Harald Weilnböck:
"Das Trauma muss dem Gedächtnis unverfügbar bleiben."
Trauma-Ontologie und anderer Miss-/Brauch von Traumakonzepten in geisteswissenschaftlichen Diskursen
(Summary: Dr. Goodheart, a (fictitious) young psycho-trauma clinician, delves into poststructuralist theories on trauma and is fascinated, baffled, and taken aback by paradoxical ontological statements like: A »trauma« is »always already inscribed« into the human psyche as its »enduring implication«; it »must remain inaccessible to memory« (Weinberg) and attempting to remember and express it represents an abominable »excorporation«, a »sacrilege«, and »betrayal of the dead« (Sebald, Bear, Braese), a violation of the »jouissance of traumatic knowledge« (Juranville, Bronfen), a deplorable loss of its »unique incomprehensibility« and its formidable capacity to realize an »assault on comprehension« (Caruth). This discourse is then reconstructed to reveal a pattern of (ab)using trauma and clinical sources to enhance an interdisciplinary academic profile while simultaneously buttressing mental defense mechanisms and re-traumatizing acting-out behaviors. Ultimately, this discourse lends itself to simplistic polemics against trauma therapy (Welzer) and at times even affects practicing psychoanalysts.)
Axel T. Paul
Die Gewalt der Scham.
Elias, Duerr und das Problem der Historizität menschlicher Gefühle
(Summary: This article takes up the controversy between Norbert Elias and Hans Peter Duerr and reexamines the latter’s doubts about Elias’s claim that the evolution of manners and behavior in early modern Europe is a reflection of secularization or, indeed, of the civilizing process. The role of shame merits special attention, since Elias and Duerr agree in their assumption that shame is inherently capable of taming violence. Whereas Elias expects violent interaction to recede due to a heightened awareness of shame, Duerr surmises that increasing violence is related to the decline of shame. On the basis of Duerr’s critical remarks, this contribution reconsiders the empirical and theoretical shortcomings of Elias’s interpretation of shame and outlines a historical anthropology of that emotion. Depending on the specific context, shame is capable of stimulating violence as well as inhibiting it. Elias and Duerr, it is argued, both prove to be right, for it is the advance of shame thresholds which accounts for numerous contemporary violent conflicts.)

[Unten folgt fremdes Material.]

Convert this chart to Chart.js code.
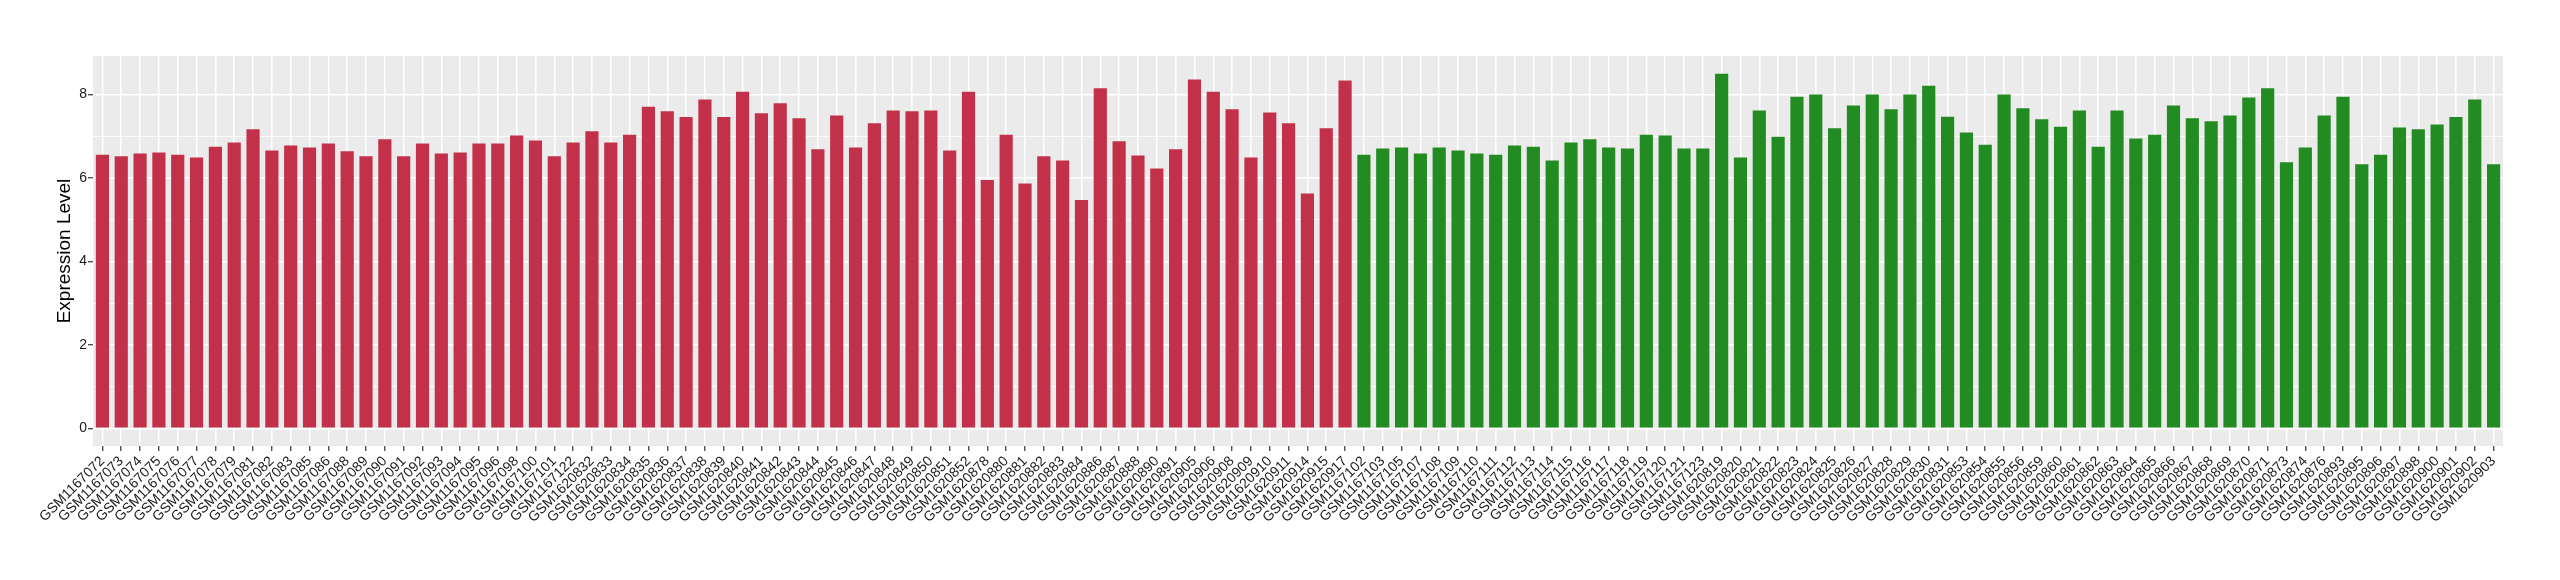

In der Literaturbeilage rezensiert der Historiker Michael Wildt die unlängst publizierten, opulenten Bände des Militärgeschichtlichen Forschungsamtes zur Gesellschaftsgeschichte des Zweiten Weltkriegs. Wildt sondiert unter dem Titel »Volksgemeinschaft im Krieg«, ob die Zeitgeschichte tatsächlich schon über adäquate soziologische Instrumente für eine Analyse der Kriegsgesellschaft des Nationalsozialismus verfügt.